Make sure you understand how and why your mistake happened and how you can prevent it from happening in the future. Use it as an opportunity to learn and create new behavior patterns.
Fix your mistake
Do what it takes to rectify your mistake. Come up with multiple fixes for your mistake and pick the one you think is best. Have answers prepared for the questions your boss might ask. Give your boss your pick for the best solution, but have the other options fresh in your mind just in case. Even though you messed up, you can show your boss that you know how to fix it.
Sometimes the damage is serious and can’t be completely fixed, and if that’s the case, all you can do is try your very best to repair whatever you can to the best of your ability. That shows integrity. It’s the professional approach to a difficult problem.

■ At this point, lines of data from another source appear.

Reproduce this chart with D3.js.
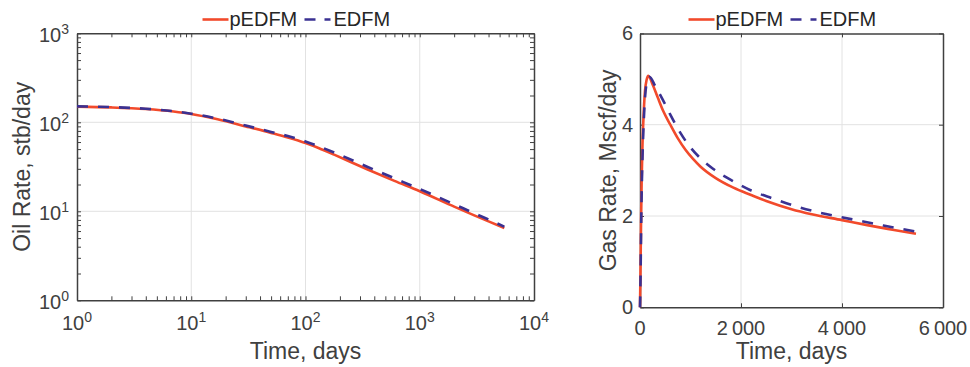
<!DOCTYPE html>
<html>
<head>
<meta charset="utf-8">
<script src="https://cdn.jsdelivr.net/npm/d3@7"></script>
<style>
  body { margin: 0; background: #fff; }
  svg { display: block; font-family: 'Liberation Sans', Arial, sans-serif; }
</style>
</head>
<body>
<svg width="970" height="367"></svg>
<script>
// oil rate, log-log
const OIL_T = [1, 2, 4, 7, 10, 17, 30, 50, 70, 100, 130, 180, 350, 600, 1000, 2000, 3000, 4000, 5500];
const OIL_PEDFM = [150, 147, 141, 132, 124, 108, 90, 76, 67.5, 58.5, 51.5, 43, 29.5, 22, 16.8, 11.3, 9, 7.7, 6.5];
const OIL_EDFM = [151, 148, 142, 133, 125, 110, 92, 78, 70, 61, 53.8, 45.5, 31.5, 23.5, 17.8, 12, 9.5, 8.1, 6.7];

// gas rate, linear
const GAS_T_PEDFM = [0, 10, 20, 33, 50, 75, 100, 130, 165, 250, 350, 460, 600, 750, 900, 1050, 1200, 1500, 1850, 2200, 2500, 3000, 3400, 4000, 4500, 5000, 5465];
const GAS_PEDFM = [0, 0.8, 1.8, 2.8, 3.6, 4.3, 4.75, 4.98, 5.07, 4.88, 4.6, 4.3, 4.0, 3.7, 3.45, 3.25, 3.08, 2.83, 2.62, 2.46, 2.33, 2.15, 2.04, 1.91, 1.8, 1.7, 1.61];
const GAS_T_EDFM = [0, 10, 20, 33, 50, 75, 100, 140, 185, 300, 450, 600, 800, 1000, 1200, 1452, 1850, 2178, 2640, 3036, 3500, 3960, 4420, 4820, 5465];
const GAS_EDFM = [0, 0.6, 1.5, 2.5, 3.3, 4.1, 4.6, 4.95, 5.05, 4.85, 4.55, 4.22, 3.82, 3.5, 3.26, 3.03, 2.76, 2.57, 2.38, 2.23, 2.09, 1.98, 1.88, 1.79, 1.66];

const LOG_X_TICKS = [1, 10, 100, 1000, 10000];
const LOG_Y_TICKS = [1, 10, 100, 1000];
const GAS_X_TICKS = [0, 2000, 4000, 6000];
const GAS_X_LABELS = ['0', '2\u2009000', '4\u2009000', '6\u2009000'];
const GAS_Y_TICKS = [0, 2, 4, 6];

const SERIES = ['pEDFM', 'EDFM'];
const RED = '#f24a2b';
const BLUE = '#3a3192';
const AXIS = '#404040';
const GRID = '#e2e2e2';

const svg = d3.select('svg');

function minorLogTicks(lo, hi) {
  const out = [];
  for (let d = lo; d < hi; d *= 10) {
    for (let k = 1; k < 10; k++) out.push(d * k);
  }
  out.push(hi);
  return out;
}

function frame(g, x, y, xTicks, yTicks) {
  const [x0, x1] = x.range();
  const [y0, y1] = y.range();

  // grid on major ticks
  g.append('g')
    .selectAll('line')
    .data(xTicks.slice(1, -1))
    .enter().append('line')
      .attr('x1', d => x(d)).attr('x2', d => x(d))
      .attr('y1', y0).attr('y2', y1)
      .attr('stroke', GRID).attr('stroke-width', 1);
  g.append('g')
    .selectAll('line')
    .data(yTicks.slice(1, -1))
    .enter().append('line')
      .attr('y1', d => y(d)).attr('y2', d => y(d))
      .attr('x1', x0).attr('x2', x1)
      .attr('stroke', GRID).attr('stroke-width', 1);

  const xt = x.base ? minorLogTicks(xTicks[0], xTicks[xTicks.length - 1]) : xTicks;
  const yt = y.base ? minorLogTicks(yTicks[0], yTicks[yTicks.length - 1]) : yTicks;

  const axes = [
    [d3.axisBottom(x).tickValues(xt), `translate(0,${y0})`],
    [d3.axisTop(x).tickValues(xt), `translate(0,${y1})`],
    [d3.axisLeft(y).tickValues(yt), `translate(${x0},0)`],
    [d3.axisRight(y).tickValues(yt), `translate(${x1},0)`]
  ];
  axes.forEach(([ax, tr]) => {
    const a = g.append('g')
        .attr('transform', tr)
        .call(ax.tickSize(-4).tickSizeOuter(0).tickFormat(''));
    a.select('.domain').attr('stroke', AXIS).attr('stroke-width', 1.5);
    a.selectAll('.tick line').attr('stroke', AXIS).attr('stroke-width', 1);
  });
}

function curve(g, x, y, ts, vs, color, dashed) {
  const line = d3.line()
      .x(d => x(d[0]))
      .y(d => y(d[1]))
      .curve(d3.curveMonotoneX);
  g.append('path')
      .datum(d3.zip(ts, vs))
      .attr('d', line)
      .attr('fill', 'none')
      .attr('stroke', color)
      .attr('stroke-width', 2.6)
      .attr('stroke-dasharray', dashed ? '11,10' : null);
}

function legend(g, cx) {
  const lg = g.append('g')
      .attr('transform', `translate(${cx - 103},0)`)
      .attr('font-size', 20)
      .attr('fill', '#262626');
  lg.append('line').attr('x1', 0).attr('x2', 26).attr('y1', 19.5).attr('y2', 19.5)
      .attr('stroke', RED).attr('stroke-width', 2.6);
  lg.append('text').attr('x', 27).attr('y', 26).text(SERIES[0]);
  lg.append('line').attr('x1', 102).attr('x2', 128).attr('y1', 19.5).attr('y2', 19.5)
      .attr('stroke', BLUE).attr('stroke-width', 2.6).attr('stroke-dasharray', '11,9');
  lg.append('text').attr('x', 131).attr('y', 26).text(SERIES[1]);
}

function axisTitles(g, x, y, xTitle, yTitle, yx, xBase) {
  const [x0, x1] = x.range();
  const [y0, y1] = y.range();
  g.append('text')
      .attr('x', (x0 + x1) / 2).attr('y', xBase)
      .attr('text-anchor', 'middle')
      .attr('font-size', 23)
      .attr('fill', AXIS)
      .text(xTitle);
  g.append('text')
      .attr('transform', `translate(${yx},${(y0 + y1) / 2})rotate(-90)`)
      .attr('text-anchor', 'middle')
      .attr('font-size', 23)
      .attr('fill', AXIS)
      .text(yTitle);
}

function powLabel(sel) {
  sel.append('tspan').text('10');
  sel.append('tspan')
      .attr('dy', -8)
      .attr('font-size', 14)
      .text(d => Math.round(Math.log10(d)));
}

// ---- left: oil rate ----
const gl = svg.append('g');
const xl = d3.scaleLog().domain([1, 10000]).range([77, 534]);
const yl = d3.scaleLog().domain([1, 1000]).range([300.3, 33.3]);
frame(gl, xl, yl, LOG_X_TICKS, LOG_Y_TICKS);

gl.append('g')
  .selectAll('text')
  .data(LOG_X_TICKS)
  .enter().append('text')
    .attr('x', d => xl(d)).attr('y', 330)
    .attr('text-anchor', 'middle')
    .attr('font-size', 20).attr('fill', AXIS)
    .call(powLabel);
gl.append('g')
  .selectAll('text')
  .data(LOG_Y_TICKS)
  .enter().append('text')
    .attr('x', 69).attr('y', d => yl(d) + 9)
    .attr('text-anchor', 'end')
    .attr('font-size', 20).attr('fill', AXIS)
    .call(powLabel);

curve(gl, xl, yl, OIL_T, OIL_PEDFM, RED, false);
curve(gl, xl, yl, OIL_T, OIL_EDFM, BLUE, true);
legend(gl, 305.5);
axisTitles(gl, xl, yl, 'Time, days', 'Oil Rate, stb/day', 30, 359);

// ---- right: gas rate ----
const gr = svg.append('g');
const xr = d3.scaleLinear().domain([0, 6000]).range([640, 943]);
const yr = d3.scaleLinear().domain([0, 6]).range([307.3, 33.4]);
frame(gr, xr, yr, GAS_X_TICKS, GAS_Y_TICKS);

gr.append('g')
  .selectAll('text')
  .data(GAS_X_TICKS)
  .enter().append('text')
    .attr('x', d => xr(d)).attr('y', 335)
    .attr('text-anchor', 'middle')
    .attr('font-size', 20).attr('fill', AXIS)
    .text((d, i) => GAS_X_LABELS[i]);
gr.append('g')
  .selectAll('text')
  .data(GAS_Y_TICKS)
  .enter().append('text')
    .attr('x', 633).attr('y', d => yr(d) + 7)
    .attr('text-anchor', 'end')
    .attr('font-size', 20).attr('fill', AXIS)
    .text(d => d);

curve(gr, xr, yr, GAS_T_PEDFM, GAS_PEDFM, RED, false);
curve(gr, xr, yr, GAS_T_EDFM, GAS_EDFM, BLUE, true);
legend(gr, 791.5);
axisTitles(gr, xr, yr, 'Time, days', 'Gas Rate, Mscf/day', 616, 359);
</script>
</body>
</html>
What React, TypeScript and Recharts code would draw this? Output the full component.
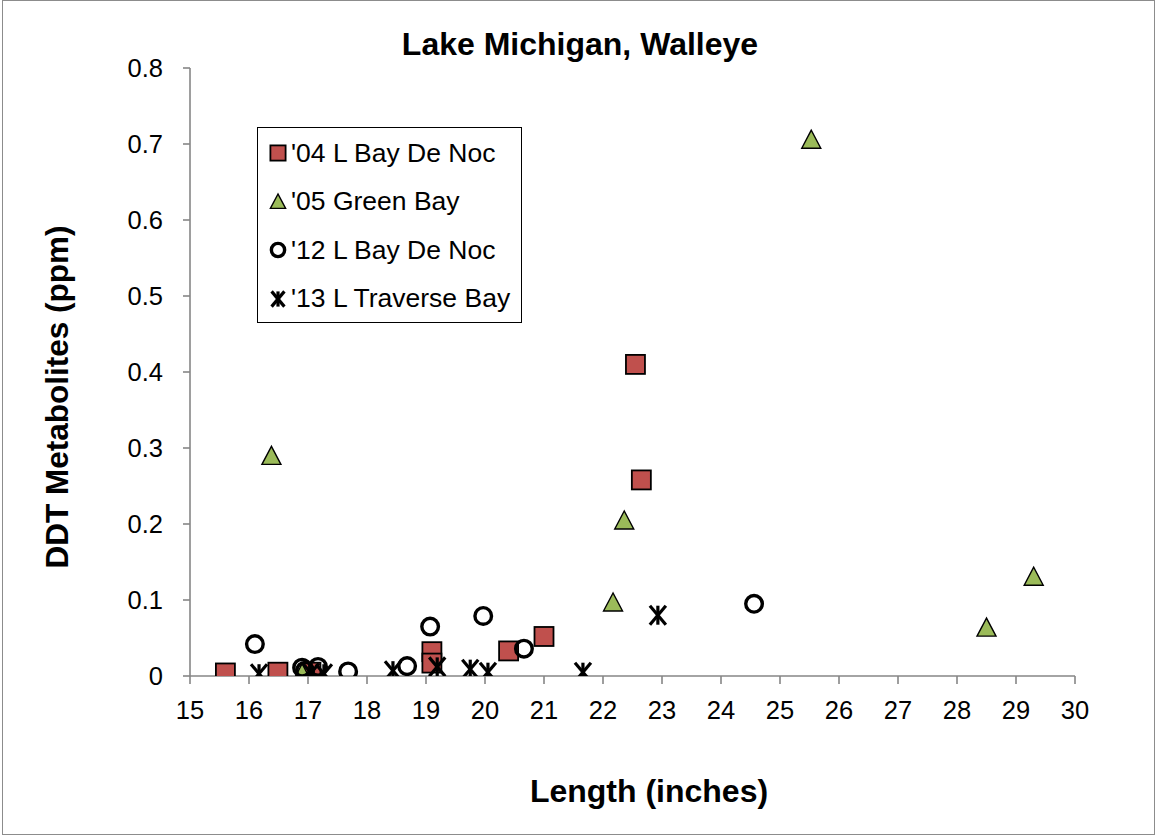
import React from "react";
import {
  ScatterChart,
  Scatter,
  XAxis,
  YAxis,
  Legend,
  Label,
} from "recharts";

const FONT = "'Liberation Sans', Arial, Helvetica, sans-serif";
const AXIS_GRAY = "#868686";
const RED = "#C0504D";
const GREEN = "#9BBB59";

const X_TICKS = [15, 16, 17, 18, 19, 20, 21, 22, 23, 24, 25, 26, 27, 28, 29, 30];
const Y_TICKS = [0, 0.1, 0.2, 0.3, 0.4, 0.5, 0.6, 0.7, 0.8];

// '04 L Bay De Noc
const BDN04_LENGTH = [15.6, 16.49, 17.05, 19.1, 19.1, 20.4, 21.0, 22.55, 22.65];
const BDN04_DDT = [0.004, 0.005, 0.005, 0.032, 0.017, 0.033, 0.052, 0.41, 0.258];

// '05 Green Bay
const GB05_LENGTH = [16.38, 16.9, 22.17, 22.36, 25.53, 28.5, 29.3];
const GB05_DDT = [0.289, 0.003, 0.096, 0.204, 0.705, 0.063, 0.13];

// '12 L Bay De Noc
const BDN12_LENGTH = [16.1, 16.9, 16.95, 17.17, 17.68, 18.68, 19.07, 19.97, 20.66, 24.56];
const BDN12_DDT = [0.042, 0.011, 0.007, 0.012, 0.006, 0.013, 0.065, 0.079, 0.036, 0.095];

// '13 L Traverse Bay
const LTB13_LENGTH = [16.17, 17.05, 17.27, 18.44, 19.19, 19.75, 20.05, 21.66, 22.93];
const LTB13_DDT = [0.003, 0.004, 0.003, 0.007, 0.012, 0.009, 0.005, 0.005, 0.08];

const toPoints = (xs: number[], ys: number[]) =>
  xs.map((x, i) => ({ length: x, ddt: ys[i] }));

type MarkerKind = "square" | "triangle" | "circle" | "asterisk";

function Marker({ kind, cx, cy, s = 1 }: { kind: MarkerKind; cx: number; cy: number; s?: number }) {
  if (kind === "square") {
    const h = 9.5 * s;
    return (
      <rect x={cx - h} y={cy - h} width={h * 2} height={h * 2} fill={RED} stroke="#000" strokeWidth={1.8} />
    );
  }
  if (kind === "triangle") {
    const pts = `${cx},${cy - 10 * s} ${cx - 9.5 * s},${cy + 8 * s} ${cx + 9.5 * s},${cy + 8 * s}`;
    return <polygon points={pts} fill={GREEN} stroke="#000" strokeWidth={1.4} />;
  }
  if (kind === "circle") {
    return <circle cx={cx} cy={cy} r={8.3 * s} fill="none" stroke="#000" strokeWidth={3.4} />;
  }
  const w = 8 * s;
  const h = 9.5 * s;
  return (
    <g stroke="#000" strokeWidth={3.2}>
      <line x1={cx - w} y1={cy - h} x2={cx + w} y2={cy + h} />
      <line x1={cx - w} y1={cy + h} x2={cx + w} y2={cy - h} />
      <line x1={cx} y1={cy - h} x2={cx} y2={cy + h} />
    </g>
  );
}

const SERIES: { name: string; kind: MarkerKind; data: { length: number; ddt: number }[] }[] = [
  { name: "'04 L Bay De Noc", kind: "square", data: toPoints(BDN04_LENGTH, BDN04_DDT) },
  { name: "'05 Green Bay", kind: "triangle", data: toPoints(GB05_LENGTH, GB05_DDT) },
  { name: "'12 L Bay De Noc", kind: "circle", data: toPoints(BDN12_LENGTH, BDN12_DDT) },
  { name: "'13 L Traverse Bay", kind: "asterisk", data: toPoints(LTB13_LENGTH, LTB13_DDT) },
];

function LegendBox() {
  return (
    <div
      style={{
        boxSizing: "border-box",
        width: 265,
        height: 196,
        border: "1.5px solid #000",
        background: "#fff",
        padding: "1px 0 0 0",
        fontFamily: FONT,
        fontSize: 26.5,
        color: "#000",
        textAlign: "left",
      }}
    >
      {SERIES.map((s) => (
        <div
          key={s.name}
          style={{ height: 48.5, display: "flex", alignItems: "center", whiteSpace: "nowrap" }}
        >
          <svg width={33} height={24} style={{ flex: "none" }}>
            <Marker kind={s.kind} cx={20} cy={12} s={0.8} />
          </svg>
          <span>{s.name}</span>
        </div>
      ))}
    </div>
  );
}

export default function App() {
  return (
    <div
      style={{
        position: "absolute",
        left: 0,
        top: 0,
        width: 1156,
        height: 835,
        background: "#fff",
        fontFamily: FONT,
      }}
    >
      <ScatterChart
        width={1156}
        height={835}
        margin={{ top: 68, right: 81, left: 0, bottom: 0 }}
      >
        <XAxis
          type="number"
          dataKey="length"
          domain={[15, 30]}
          ticks={X_TICKS}
          interval={0}
          height={159}
          allowDataOverflow
          axisLine={{ stroke: AXIS_GRAY, strokeWidth: 1.6 }}
          tickLine={{ stroke: AXIS_GRAY, strokeWidth: 1.6 }}
          tickSize={8}
          tickMargin={17}
          tick={{ fontSize: 25.5, fill: "#000", fontFamily: FONT }}
        >
          <Label
            content={() => (
              <text
                x={649}
                y={802}
                textAnchor="middle"
                fontFamily={FONT}
                fontWeight="bold"
                fontSize={32}
                fill="#000"
              >
                Length (inches)
              </text>
            )}
          />
        </XAxis>
        <YAxis
          type="number"
          dataKey="ddt"
          domain={[0, 0.8]}
          ticks={Y_TICKS}
          interval={0}
          width={190}
          allowDataOverflow
          axisLine={{ stroke: AXIS_GRAY, strokeWidth: 1.6 }}
          tickLine={{ stroke: AXIS_GRAY, strokeWidth: 1.6 }}
          tickSize={7}
          tickMargin={20}
          tick={{ fontSize: 25.5, fill: "#000", fontFamily: FONT }}
        >
          <Label
            content={() => (
              <text
                x={0}
                y={0}
                transform="translate(68, 397) rotate(-90)"
                textAnchor="middle"
                fontFamily={FONT}
                fontWeight="bold"
                fontSize={31.5}
                fill="#000"
              >
                DDT Metabolites (ppm)
              </text>
            )}
          />
        </YAxis>
        <Legend
          layout="horizontal"
          verticalAlign="middle"
          align="center"
          content={() => <LegendBox />}
          wrapperStyle={{ position: "absolute", left: 257, top: 127, width: 265, height: 196 }}
        />
        {SERIES.map((s) => (
          <Scatter
            key={s.name}
            name={s.name}
            data={s.data}
            isAnimationActive={false}
            shape={(p: any) => <Marker kind={s.kind} cx={p.cx} cy={p.cy} />}
          />
        ))}
      </ScatterChart>
      <svg
        width={1156}
        height={835}
        style={{ position: "absolute", left: 0, top: 0, pointerEvents: "none" }}
      >
        <rect x={2.5} y={0.5} width={1152} height={834} fill="none" stroke="#8c8c8c" strokeWidth={1} />
        <text
          x={580}
          y={55}
          textAnchor="middle"
          fontFamily={FONT}
          fontWeight="bold"
          fontSize={32}
          fill="#000"
        >
          Lake Michigan, Walleye
        </text>
      </svg>
    </div>
  );
}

Finally, you need to forgive yourself. Only then can you truly move past your error. Life is full of learning experiences and if you aren’t making mistakes, you’re not living!
Make a promise to yourself to not bring your mistake up over and over again. It’s been apologized for, owned, paid for, and your lesson’s been learned: it’s time to forget it and move on. And if someone else brings it up, make a joke about it. Like Julie: “Oh, that email thing? It was a great way to learn that’s there’s a really big difference between the ‘Reply’ and ‘Forward’ buttons.”
Seriously: everybody makes mistakes. You’re forgiven.